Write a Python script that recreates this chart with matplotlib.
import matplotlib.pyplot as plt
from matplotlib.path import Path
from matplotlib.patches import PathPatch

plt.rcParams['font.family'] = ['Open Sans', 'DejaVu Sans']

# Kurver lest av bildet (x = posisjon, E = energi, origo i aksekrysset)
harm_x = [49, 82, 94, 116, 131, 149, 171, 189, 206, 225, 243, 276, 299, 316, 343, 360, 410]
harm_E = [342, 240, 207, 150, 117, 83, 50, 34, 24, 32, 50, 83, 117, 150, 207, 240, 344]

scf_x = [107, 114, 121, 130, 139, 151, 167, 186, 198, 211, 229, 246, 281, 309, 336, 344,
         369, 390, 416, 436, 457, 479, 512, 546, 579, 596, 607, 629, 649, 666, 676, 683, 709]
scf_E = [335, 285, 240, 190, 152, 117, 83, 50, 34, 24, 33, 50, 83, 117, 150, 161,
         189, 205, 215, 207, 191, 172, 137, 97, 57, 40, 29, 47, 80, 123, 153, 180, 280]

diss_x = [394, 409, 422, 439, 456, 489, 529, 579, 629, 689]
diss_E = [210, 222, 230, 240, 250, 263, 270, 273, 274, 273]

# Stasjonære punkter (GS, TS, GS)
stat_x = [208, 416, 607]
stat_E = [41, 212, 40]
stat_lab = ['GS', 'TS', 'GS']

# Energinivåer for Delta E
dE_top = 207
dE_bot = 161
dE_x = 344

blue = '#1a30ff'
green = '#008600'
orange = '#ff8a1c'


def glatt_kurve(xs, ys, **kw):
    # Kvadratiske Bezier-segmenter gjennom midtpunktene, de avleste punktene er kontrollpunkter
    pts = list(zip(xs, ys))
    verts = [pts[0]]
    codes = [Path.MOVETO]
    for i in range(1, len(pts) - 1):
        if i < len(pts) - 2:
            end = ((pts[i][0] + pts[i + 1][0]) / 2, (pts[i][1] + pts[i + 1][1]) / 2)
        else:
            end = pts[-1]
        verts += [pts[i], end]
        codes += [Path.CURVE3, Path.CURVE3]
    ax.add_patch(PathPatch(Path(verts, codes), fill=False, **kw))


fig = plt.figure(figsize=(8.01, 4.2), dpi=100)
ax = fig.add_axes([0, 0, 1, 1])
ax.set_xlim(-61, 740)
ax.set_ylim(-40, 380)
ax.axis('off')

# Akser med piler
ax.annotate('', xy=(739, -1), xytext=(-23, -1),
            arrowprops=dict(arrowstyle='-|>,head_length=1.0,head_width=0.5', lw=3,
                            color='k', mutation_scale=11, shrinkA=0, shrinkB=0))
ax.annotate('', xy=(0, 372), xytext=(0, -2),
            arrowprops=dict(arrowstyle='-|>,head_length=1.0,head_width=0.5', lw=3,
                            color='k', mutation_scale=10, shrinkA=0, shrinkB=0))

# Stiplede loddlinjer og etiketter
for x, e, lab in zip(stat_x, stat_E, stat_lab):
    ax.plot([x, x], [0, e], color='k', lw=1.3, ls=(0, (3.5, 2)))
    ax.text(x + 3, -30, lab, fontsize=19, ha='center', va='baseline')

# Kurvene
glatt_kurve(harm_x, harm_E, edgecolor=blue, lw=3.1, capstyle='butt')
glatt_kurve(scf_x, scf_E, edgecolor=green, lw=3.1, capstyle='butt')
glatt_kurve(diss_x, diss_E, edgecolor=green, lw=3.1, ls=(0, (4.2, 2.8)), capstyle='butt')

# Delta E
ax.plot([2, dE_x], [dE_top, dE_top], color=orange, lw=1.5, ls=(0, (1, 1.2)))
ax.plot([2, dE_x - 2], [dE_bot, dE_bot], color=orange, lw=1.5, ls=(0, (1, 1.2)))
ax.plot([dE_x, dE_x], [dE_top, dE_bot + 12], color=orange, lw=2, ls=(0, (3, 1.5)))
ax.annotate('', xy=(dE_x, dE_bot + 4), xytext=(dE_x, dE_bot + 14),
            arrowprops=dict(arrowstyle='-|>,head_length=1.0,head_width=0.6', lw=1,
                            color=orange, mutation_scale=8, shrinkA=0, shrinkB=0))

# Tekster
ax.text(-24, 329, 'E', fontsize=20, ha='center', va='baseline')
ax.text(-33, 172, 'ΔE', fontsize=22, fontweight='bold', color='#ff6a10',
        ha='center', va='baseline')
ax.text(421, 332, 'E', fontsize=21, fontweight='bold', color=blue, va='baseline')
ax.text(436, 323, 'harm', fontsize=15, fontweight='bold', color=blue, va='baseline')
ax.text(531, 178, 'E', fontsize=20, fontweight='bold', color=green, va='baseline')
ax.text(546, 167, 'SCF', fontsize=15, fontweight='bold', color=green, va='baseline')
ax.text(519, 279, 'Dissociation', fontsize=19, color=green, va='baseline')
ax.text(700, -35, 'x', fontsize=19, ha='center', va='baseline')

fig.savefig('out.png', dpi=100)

---

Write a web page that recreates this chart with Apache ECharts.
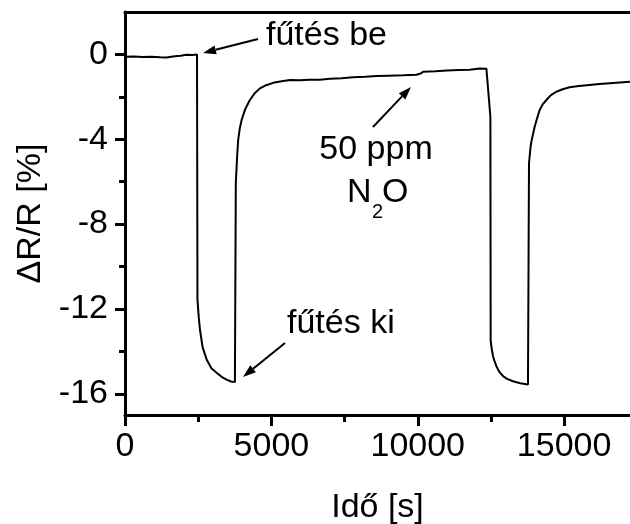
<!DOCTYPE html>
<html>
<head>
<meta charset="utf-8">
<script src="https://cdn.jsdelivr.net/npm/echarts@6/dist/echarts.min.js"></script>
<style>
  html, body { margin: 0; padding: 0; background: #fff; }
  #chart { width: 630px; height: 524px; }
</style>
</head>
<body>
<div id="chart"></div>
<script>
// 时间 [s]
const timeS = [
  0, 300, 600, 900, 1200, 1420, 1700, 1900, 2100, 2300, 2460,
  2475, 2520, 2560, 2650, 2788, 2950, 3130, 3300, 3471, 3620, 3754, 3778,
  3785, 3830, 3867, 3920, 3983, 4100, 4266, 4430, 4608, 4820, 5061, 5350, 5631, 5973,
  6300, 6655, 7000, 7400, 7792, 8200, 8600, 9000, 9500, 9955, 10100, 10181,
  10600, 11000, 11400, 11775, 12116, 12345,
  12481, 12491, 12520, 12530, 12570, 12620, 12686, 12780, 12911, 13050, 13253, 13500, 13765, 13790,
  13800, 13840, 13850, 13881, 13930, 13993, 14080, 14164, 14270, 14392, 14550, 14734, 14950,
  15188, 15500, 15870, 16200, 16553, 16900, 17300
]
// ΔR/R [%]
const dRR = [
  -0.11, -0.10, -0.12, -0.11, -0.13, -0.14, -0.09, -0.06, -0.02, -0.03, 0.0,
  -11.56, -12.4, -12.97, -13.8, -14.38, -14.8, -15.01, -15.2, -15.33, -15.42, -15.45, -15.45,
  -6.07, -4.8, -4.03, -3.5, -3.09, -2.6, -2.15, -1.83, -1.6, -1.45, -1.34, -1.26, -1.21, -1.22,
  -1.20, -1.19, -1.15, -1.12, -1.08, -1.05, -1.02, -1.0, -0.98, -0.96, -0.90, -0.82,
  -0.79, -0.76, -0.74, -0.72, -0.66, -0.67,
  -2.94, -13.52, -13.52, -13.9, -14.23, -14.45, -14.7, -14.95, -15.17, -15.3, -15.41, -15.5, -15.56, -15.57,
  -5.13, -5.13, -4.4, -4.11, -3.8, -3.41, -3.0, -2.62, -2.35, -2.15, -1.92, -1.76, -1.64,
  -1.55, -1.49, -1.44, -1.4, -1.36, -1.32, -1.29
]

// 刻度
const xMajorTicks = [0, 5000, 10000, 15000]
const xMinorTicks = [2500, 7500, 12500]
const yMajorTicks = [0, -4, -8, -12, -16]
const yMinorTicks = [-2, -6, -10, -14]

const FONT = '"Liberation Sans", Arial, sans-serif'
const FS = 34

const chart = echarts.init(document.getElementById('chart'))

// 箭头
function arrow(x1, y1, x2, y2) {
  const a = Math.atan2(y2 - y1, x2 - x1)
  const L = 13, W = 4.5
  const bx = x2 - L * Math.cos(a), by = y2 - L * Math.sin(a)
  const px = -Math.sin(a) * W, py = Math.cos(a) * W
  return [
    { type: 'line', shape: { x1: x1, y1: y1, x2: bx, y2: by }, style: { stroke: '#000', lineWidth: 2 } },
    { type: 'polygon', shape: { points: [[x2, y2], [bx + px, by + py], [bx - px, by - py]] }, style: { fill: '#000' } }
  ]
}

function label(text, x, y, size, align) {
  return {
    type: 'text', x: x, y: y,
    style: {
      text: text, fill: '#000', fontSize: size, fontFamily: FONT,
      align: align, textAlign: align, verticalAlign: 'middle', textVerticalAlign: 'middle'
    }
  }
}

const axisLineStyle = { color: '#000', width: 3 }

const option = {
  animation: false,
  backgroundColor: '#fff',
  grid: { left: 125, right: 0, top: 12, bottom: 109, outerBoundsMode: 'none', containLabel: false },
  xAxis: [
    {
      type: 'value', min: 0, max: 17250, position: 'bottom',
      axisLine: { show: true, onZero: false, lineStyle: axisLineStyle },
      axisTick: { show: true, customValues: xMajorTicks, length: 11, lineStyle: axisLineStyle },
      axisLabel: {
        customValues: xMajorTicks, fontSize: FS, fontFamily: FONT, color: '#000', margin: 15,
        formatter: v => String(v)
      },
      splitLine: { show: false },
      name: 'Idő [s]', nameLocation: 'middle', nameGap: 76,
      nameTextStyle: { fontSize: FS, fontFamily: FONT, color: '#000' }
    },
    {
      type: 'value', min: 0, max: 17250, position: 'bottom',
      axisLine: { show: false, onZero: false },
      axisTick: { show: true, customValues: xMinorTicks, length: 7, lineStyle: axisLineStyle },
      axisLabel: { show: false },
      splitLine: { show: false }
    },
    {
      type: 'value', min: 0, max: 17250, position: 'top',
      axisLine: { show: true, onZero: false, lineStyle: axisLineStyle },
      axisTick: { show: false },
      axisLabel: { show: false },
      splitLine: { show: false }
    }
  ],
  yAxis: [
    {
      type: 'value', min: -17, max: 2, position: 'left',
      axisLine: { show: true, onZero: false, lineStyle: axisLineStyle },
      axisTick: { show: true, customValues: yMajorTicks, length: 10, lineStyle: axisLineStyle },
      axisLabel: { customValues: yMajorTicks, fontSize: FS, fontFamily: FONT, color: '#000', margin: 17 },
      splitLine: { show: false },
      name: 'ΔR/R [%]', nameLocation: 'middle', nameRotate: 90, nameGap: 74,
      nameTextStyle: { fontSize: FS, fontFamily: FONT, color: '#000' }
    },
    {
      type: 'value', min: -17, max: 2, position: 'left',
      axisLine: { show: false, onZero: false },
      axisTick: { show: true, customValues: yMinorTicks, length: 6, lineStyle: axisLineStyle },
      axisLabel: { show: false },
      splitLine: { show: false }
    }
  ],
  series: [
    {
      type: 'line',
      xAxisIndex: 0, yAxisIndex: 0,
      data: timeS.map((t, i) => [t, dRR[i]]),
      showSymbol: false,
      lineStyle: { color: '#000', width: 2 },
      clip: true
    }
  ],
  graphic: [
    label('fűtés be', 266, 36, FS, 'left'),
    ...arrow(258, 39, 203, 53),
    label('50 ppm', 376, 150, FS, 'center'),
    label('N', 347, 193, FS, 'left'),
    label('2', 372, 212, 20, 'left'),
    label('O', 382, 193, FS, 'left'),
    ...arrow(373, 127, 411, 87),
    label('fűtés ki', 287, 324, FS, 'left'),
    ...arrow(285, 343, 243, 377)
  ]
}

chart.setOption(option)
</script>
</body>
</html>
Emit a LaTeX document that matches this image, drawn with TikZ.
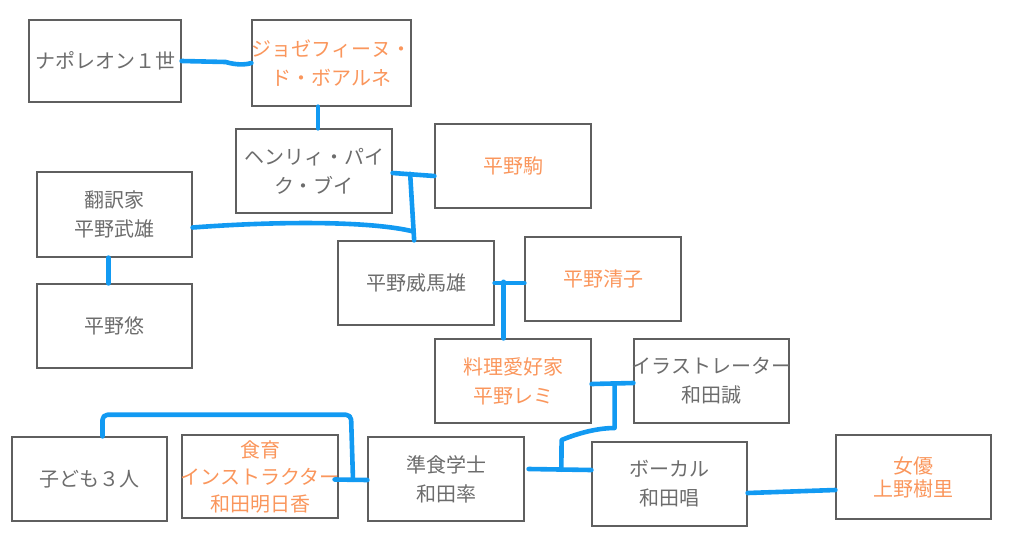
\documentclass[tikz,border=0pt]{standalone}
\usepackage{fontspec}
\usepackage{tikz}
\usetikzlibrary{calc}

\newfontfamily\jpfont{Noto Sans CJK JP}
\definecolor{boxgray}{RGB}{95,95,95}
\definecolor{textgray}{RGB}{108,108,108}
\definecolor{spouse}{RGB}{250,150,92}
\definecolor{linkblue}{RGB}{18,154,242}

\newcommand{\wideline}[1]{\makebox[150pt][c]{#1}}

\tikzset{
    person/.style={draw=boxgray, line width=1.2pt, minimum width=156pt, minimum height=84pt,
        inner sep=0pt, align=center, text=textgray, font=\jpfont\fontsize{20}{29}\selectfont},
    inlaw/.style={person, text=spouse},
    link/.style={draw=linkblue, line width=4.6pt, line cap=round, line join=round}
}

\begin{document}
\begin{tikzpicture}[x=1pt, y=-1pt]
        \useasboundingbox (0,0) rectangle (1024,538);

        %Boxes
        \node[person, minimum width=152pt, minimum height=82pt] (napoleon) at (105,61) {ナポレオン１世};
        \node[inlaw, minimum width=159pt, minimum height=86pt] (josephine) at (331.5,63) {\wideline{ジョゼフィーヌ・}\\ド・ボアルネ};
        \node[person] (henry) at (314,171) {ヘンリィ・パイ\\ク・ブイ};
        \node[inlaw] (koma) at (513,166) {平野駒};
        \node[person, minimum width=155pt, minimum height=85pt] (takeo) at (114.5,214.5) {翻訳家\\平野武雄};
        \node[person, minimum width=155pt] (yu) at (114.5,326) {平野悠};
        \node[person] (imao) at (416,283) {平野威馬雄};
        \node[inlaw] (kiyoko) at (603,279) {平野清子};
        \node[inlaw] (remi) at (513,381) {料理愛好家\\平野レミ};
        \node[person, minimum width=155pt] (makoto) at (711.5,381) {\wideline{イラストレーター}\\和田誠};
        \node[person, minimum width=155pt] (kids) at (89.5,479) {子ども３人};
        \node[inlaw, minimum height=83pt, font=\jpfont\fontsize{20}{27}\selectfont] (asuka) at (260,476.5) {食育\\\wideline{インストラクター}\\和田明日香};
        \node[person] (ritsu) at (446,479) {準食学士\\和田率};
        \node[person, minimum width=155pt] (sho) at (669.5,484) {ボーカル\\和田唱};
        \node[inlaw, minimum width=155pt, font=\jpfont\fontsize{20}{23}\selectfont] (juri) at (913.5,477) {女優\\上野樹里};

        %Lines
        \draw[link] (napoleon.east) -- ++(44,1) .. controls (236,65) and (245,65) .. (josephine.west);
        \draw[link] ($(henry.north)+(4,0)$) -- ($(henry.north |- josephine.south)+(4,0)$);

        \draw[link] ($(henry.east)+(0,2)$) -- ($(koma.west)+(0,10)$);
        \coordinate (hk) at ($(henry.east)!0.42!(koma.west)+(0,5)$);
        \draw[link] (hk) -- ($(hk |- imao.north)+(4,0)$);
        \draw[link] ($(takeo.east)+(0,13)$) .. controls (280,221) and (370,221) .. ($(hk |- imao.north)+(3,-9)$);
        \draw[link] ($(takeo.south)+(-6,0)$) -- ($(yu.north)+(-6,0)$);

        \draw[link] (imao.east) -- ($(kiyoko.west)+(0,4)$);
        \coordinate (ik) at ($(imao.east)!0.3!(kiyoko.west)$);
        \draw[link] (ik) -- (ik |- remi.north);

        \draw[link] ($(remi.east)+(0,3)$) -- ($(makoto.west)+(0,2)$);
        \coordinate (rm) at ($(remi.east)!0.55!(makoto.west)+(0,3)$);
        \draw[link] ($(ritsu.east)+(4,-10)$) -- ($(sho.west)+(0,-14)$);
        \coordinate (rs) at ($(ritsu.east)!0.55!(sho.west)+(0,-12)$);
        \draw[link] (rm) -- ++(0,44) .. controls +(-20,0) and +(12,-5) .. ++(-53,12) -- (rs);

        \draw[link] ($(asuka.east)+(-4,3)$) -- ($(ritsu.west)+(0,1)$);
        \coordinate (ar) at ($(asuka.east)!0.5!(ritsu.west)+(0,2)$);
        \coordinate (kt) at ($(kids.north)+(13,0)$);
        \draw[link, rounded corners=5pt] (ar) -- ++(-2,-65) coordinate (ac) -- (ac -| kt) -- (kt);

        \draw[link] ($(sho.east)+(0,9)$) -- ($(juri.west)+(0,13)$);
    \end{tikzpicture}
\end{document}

--

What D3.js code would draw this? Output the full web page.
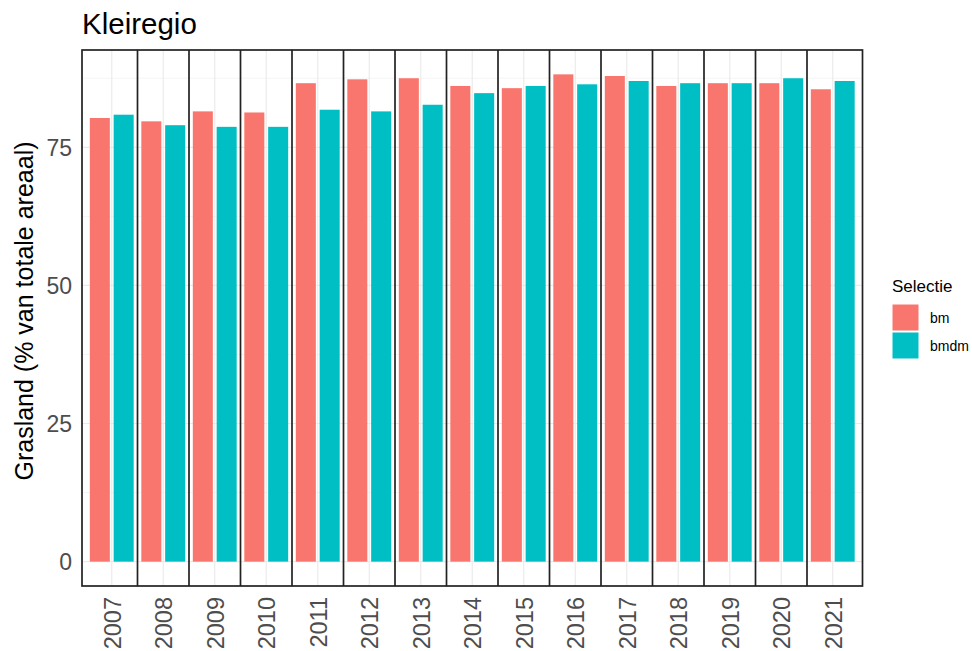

* WHAT IS EXPECTED:
As listed above, the lines from the line with "Write a Python" to the line with "plt.rcParams['font.family'] = ['Open" are to be echoed exactly, with both ends included and nothing added.

* FINISHED ANSWER:
Write a Python script that recreates this chart with matplotlib.
import matplotlib.pyplot as plt
from matplotlib.path import Path
from matplotlib.patches import PathPatch

plt.rcParams['font.family'] = ['Open Sans', 'DejaVu Sans']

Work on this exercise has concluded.